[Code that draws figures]
+---+

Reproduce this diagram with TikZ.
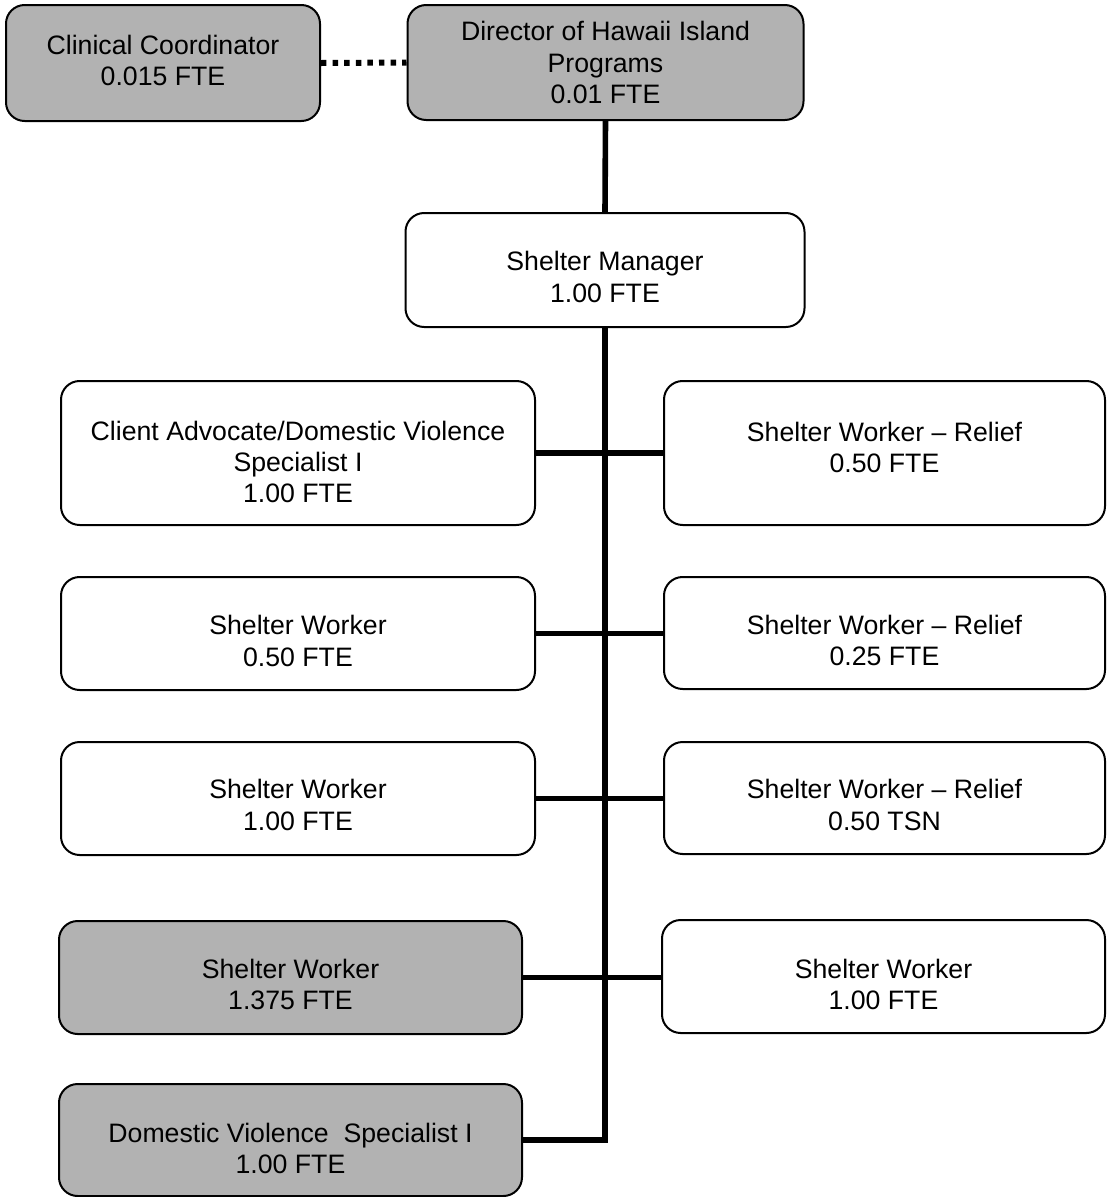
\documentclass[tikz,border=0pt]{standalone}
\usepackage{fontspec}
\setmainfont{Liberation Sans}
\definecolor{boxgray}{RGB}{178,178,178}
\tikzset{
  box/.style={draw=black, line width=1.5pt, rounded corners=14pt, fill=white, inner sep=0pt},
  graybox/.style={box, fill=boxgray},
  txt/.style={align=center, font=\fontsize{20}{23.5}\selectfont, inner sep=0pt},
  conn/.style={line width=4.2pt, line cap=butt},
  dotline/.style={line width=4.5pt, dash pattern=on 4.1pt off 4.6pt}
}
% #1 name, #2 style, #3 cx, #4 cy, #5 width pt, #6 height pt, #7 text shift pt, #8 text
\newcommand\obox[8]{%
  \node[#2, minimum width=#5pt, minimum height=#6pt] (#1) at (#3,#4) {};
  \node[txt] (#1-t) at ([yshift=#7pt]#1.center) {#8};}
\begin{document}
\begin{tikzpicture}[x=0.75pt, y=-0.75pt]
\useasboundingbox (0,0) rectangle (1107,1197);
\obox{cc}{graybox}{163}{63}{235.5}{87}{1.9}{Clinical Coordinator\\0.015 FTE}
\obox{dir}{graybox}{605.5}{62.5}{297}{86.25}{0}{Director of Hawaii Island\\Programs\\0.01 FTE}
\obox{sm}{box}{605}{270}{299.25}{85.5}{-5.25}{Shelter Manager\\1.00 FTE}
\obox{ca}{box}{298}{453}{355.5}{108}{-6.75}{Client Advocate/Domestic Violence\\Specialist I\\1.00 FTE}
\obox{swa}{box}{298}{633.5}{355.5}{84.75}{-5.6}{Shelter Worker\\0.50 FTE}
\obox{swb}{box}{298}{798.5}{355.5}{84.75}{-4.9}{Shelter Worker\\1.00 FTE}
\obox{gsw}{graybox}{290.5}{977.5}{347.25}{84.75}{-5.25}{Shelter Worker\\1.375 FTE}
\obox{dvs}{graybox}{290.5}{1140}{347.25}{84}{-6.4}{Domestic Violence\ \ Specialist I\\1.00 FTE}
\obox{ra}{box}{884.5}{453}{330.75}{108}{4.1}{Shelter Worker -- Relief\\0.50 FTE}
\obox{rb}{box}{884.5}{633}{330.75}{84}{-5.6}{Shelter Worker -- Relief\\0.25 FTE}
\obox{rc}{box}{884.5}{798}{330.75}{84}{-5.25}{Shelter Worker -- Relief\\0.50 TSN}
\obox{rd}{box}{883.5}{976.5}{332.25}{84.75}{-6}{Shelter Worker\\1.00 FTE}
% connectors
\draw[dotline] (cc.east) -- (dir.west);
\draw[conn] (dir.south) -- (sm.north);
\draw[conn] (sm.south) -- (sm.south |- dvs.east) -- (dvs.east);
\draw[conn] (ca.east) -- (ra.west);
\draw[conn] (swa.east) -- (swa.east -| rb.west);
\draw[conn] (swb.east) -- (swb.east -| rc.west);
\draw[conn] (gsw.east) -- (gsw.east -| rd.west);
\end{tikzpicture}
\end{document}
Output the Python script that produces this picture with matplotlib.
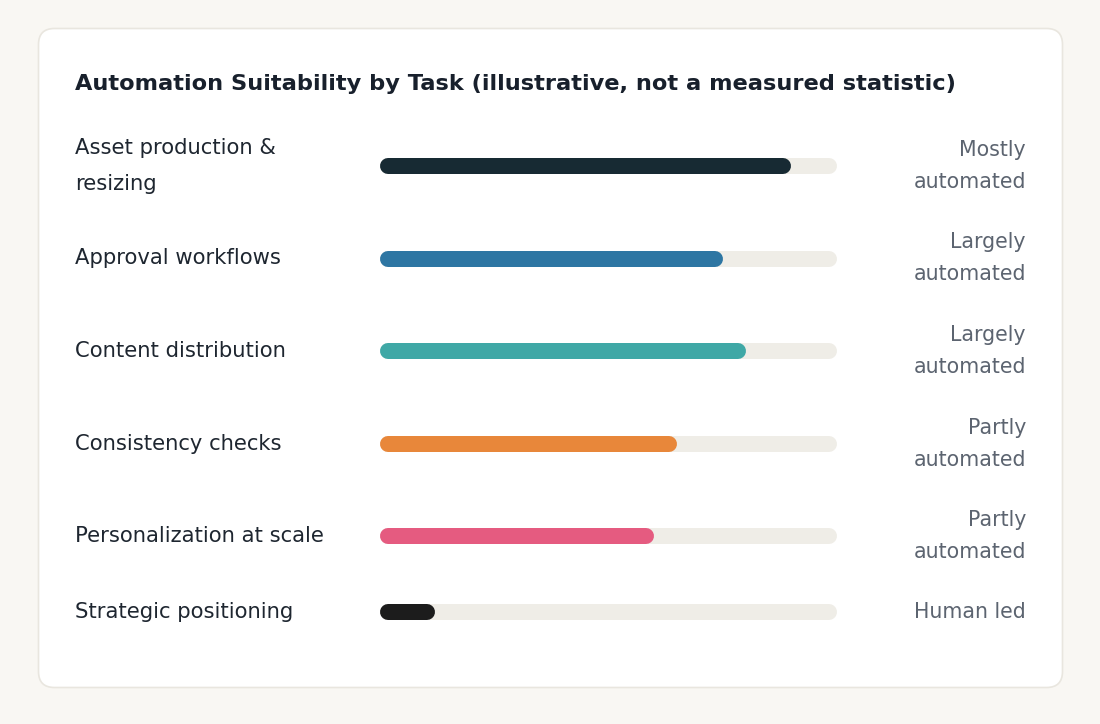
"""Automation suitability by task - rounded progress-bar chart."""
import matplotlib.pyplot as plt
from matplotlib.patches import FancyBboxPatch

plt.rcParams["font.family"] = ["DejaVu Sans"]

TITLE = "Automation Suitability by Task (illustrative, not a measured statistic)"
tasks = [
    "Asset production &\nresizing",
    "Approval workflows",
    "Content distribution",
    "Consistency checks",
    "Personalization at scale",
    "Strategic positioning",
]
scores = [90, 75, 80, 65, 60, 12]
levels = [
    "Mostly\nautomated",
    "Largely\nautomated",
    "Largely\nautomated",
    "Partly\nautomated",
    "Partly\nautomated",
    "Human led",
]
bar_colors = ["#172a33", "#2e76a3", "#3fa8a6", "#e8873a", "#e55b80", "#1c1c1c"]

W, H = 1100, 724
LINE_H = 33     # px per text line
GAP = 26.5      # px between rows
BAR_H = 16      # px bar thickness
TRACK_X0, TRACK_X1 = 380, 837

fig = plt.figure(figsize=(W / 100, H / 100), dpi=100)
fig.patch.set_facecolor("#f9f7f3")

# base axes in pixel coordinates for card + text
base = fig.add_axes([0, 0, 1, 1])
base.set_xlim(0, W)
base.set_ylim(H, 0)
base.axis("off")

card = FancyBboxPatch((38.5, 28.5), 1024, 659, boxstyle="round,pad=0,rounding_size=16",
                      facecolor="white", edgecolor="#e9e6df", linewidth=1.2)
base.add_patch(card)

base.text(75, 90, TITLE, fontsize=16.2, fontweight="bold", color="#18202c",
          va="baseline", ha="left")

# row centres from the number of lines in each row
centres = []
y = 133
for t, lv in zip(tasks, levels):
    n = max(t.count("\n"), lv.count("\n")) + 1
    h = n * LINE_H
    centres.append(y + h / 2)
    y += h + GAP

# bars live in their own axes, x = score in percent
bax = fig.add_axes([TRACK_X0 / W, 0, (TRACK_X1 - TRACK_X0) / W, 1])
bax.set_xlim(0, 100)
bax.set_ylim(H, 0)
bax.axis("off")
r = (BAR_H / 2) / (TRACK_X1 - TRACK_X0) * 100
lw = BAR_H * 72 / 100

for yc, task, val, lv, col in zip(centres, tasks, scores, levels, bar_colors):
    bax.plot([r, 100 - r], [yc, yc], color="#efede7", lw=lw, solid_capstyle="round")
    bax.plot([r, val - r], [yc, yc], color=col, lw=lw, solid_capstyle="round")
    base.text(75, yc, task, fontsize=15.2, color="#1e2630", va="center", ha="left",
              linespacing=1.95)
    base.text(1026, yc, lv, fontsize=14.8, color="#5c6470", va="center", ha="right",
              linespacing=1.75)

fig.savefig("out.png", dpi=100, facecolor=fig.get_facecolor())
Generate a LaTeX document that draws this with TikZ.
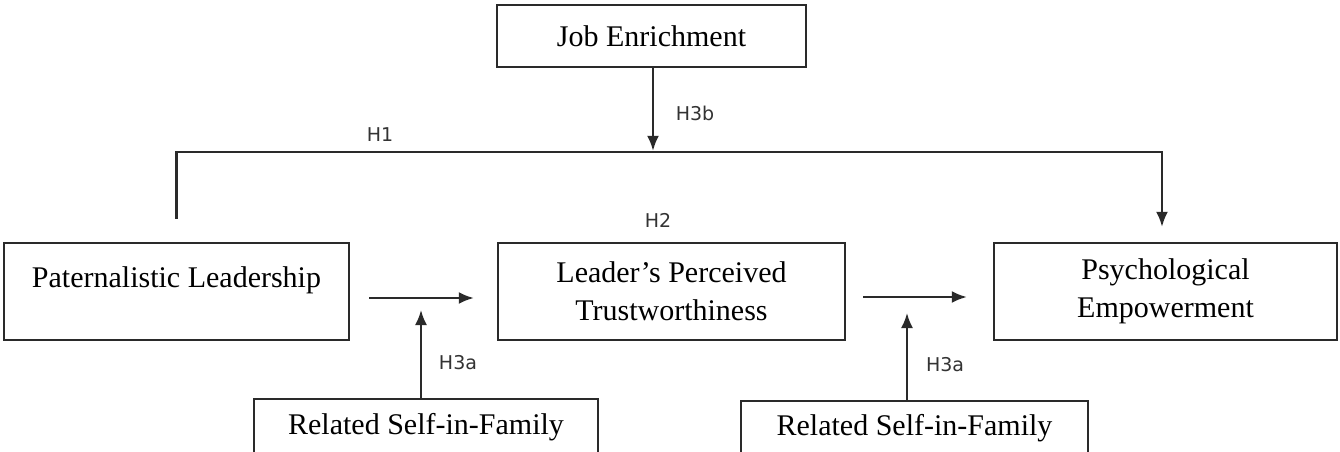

+---+

**Task instructions**
Omit the pictures. Transcribe every record exactly.

**The output**
Reproduce this diagram with TikZ.
\documentclass[tikz,border=0pt]{standalone}
\usepackage{fontspec}
\setmainfont{Liberation Sans}
\definecolor{boxgray}{RGB}{178,178,178}
\tikzset{
  box/.style={draw=black, line width=1.5pt, rounded corners=14pt, fill=white, inner sep=0pt},
  graybox/.style={box, fill=boxgray},
  txt/.style={align=center, font=\fontsize{20}{23.5}\selectfont, inner sep=0pt},
  conn/.style={line width=4.2pt, line cap=butt},
  dotline/.style={line width=4.5pt, dash pattern=on 4.1pt off 4.6pt}
}
% #1 name, #2 style, #3 cx, #4 cy, #5 width pt, #6 height pt, #7 text shift pt, #8 text
\newcommand\obox[8]{%
  \node[#2, minimum width=#5pt, minimum height=#6pt] (#1) at (#3,#4) {};
  \node[txt] (#1-t) at ([yshift=#7pt]#1.center) {#8};}
\begin{document}
\begin{tikzpicture}[x=0.75pt, y=-0.75pt]
\useasboundingbox (0,0) rectangle (1107,1197);
\obox{cc}{graybox}{163}{63}{235.5}{87}{1.9}{Clinical Coordinator\\0.015 FTE}
\obox{dir}{graybox}{605.5}{62.5}{297}{86.25}{0}{Director of Hawaii Island\\Programs\\0.01 FTE}
\obox{sm}{box}{605}{270}{299.25}{85.5}{-5.25}{Shelter Manager\\1.00 FTE}
\obox{ca}{box}{298}{453}{355.5}{108}{-6.75}{Client Advocate/Domestic Violence\\Specialist I\\1.00 FTE}
\obox{swa}{box}{298}{633.5}{355.5}{84.75}{-5.6}{Shelter Worker\\0.50 FTE}
\obox{swb}{box}{298}{798.5}{355.5}{84.75}{-4.9}{Shelter Worker\\1.00 FTE}
\obox{gsw}{graybox}{290.5}{977.5}{347.25}{84.75}{-5.25}{Shelter Worker\\1.375 FTE}
\obox{dvs}{graybox}{290.5}{1140}{347.25}{84}{-6.4}{Domestic Violence\ \ Specialist I\\1.00 FTE}
\obox{ra}{box}{884.5}{453}{330.75}{108}{4.1}{Shelter Worker -- Relief\\0.50 FTE}
\obox{rb}{box}{884.5}{633}{330.75}{84}{-5.6}{Shelter Worker -- Relief\\0.25 FTE}
\obox{rc}{box}{884.5}{798}{330.75}{84}{-5.25}{Shelter Worker -- Relief\\0.50 TSN}
\obox{rd}{box}{883.5}{976.5}{332.25}{84.75}{-6}{Shelter Worker\\1.00 FTE}
% connectors
\draw[dotline] (cc.east) -- (dir.west);
\draw[conn] (dir.south) -- (sm.north);
\draw[conn] (sm.south) -- (sm.south |- dvs.east) -- (dvs.east);
\draw[conn] (ca.east) -- (ra.west);
\draw[conn] (swa.east) -- (swa.east -| rb.west);
\draw[conn] (swb.east) -- (swb.east -| rc.west);
\draw[conn] (gsw.east) -- (gsw.east -| rd.west);
\end{tikzpicture}
\end{document}
Output the Python script that produces this picture with matplotlib.
"""Automation suitability by task - rounded progress-bar chart."""
import matplotlib.pyplot as plt
from matplotlib.patches import FancyBboxPatch

plt.rcParams["font.family"] = ["DejaVu Sans"]

TITLE = "Automation Suitability by Task (illustrative, not a measured statistic)"
tasks = [
    "Asset production &\nresizing",
    "Approval workflows",
    "Content distribution",
    "Consistency checks",
    "Personalization at scale",
    "Strategic positioning",
]
scores = [90, 75, 80, 65, 60, 12]
levels = [
    "Mostly\nautomated",
    "Largely\nautomated",
    "Largely\nautomated",
    "Partly\nautomated",
    "Partly\nautomated",
    "Human led",
]
bar_colors = ["#172a33", "#2e76a3", "#3fa8a6", "#e8873a", "#e55b80", "#1c1c1c"]

W, H = 1100, 724
LINE_H = 33     # px per text line
GAP = 26.5      # px between rows
BAR_H = 16      # px bar thickness
TRACK_X0, TRACK_X1 = 380, 837

fig = plt.figure(figsize=(W / 100, H / 100), dpi=100)
fig.patch.set_facecolor("#f9f7f3")

# base axes in pixel coordinates for card + text
base = fig.add_axes([0, 0, 1, 1])
base.set_xlim(0, W)
base.set_ylim(H, 0)
base.axis("off")

card = FancyBboxPatch((38.5, 28.5), 1024, 659, boxstyle="round,pad=0,rounding_size=16",
                      facecolor="white", edgecolor="#e9e6df", linewidth=1.2)
base.add_patch(card)

base.text(75, 90, TITLE, fontsize=16.2, fontweight="bold", color="#18202c",
          va="baseline", ha="left")

# row centres from the number of lines in each row
centres = []
y = 133
for t, lv in zip(tasks, levels):
    n = max(t.count("\n"), lv.count("\n")) + 1
    h = n * LINE_H
    centres.append(y + h / 2)
    y += h + GAP

# bars live in their own axes, x = score in percent
bax = fig.add_axes([TRACK_X0 / W, 0, (TRACK_X1 - TRACK_X0) / W, 1])
bax.set_xlim(0, 100)
bax.set_ylim(H, 0)
bax.axis("off")
r = (BAR_H / 2) / (TRACK_X1 - TRACK_X0) * 100
lw = BAR_H * 72 / 100

for yc, task, val, lv, col in zip(centres, tasks, scores, levels, bar_colors):
    bax.plot([r, 100 - r], [yc, yc], color="#efede7", lw=lw, solid_capstyle="round")
    bax.plot([r, val - r], [yc, yc], color=col, lw=lw, solid_capstyle="round")
    base.text(75, yc, task, fontsize=15.2, color="#1e2630", va="center", ha="left",
              linespacing=1.95)
    base.text(1026, yc, lv, fontsize=14.8, color="#5c6470", va="center", ha="right",
              linespacing=1.75)

fig.savefig("out.png", dpi=100, facecolor=fig.get_facecolor())
Generate a LaTeX document that draws this with TikZ.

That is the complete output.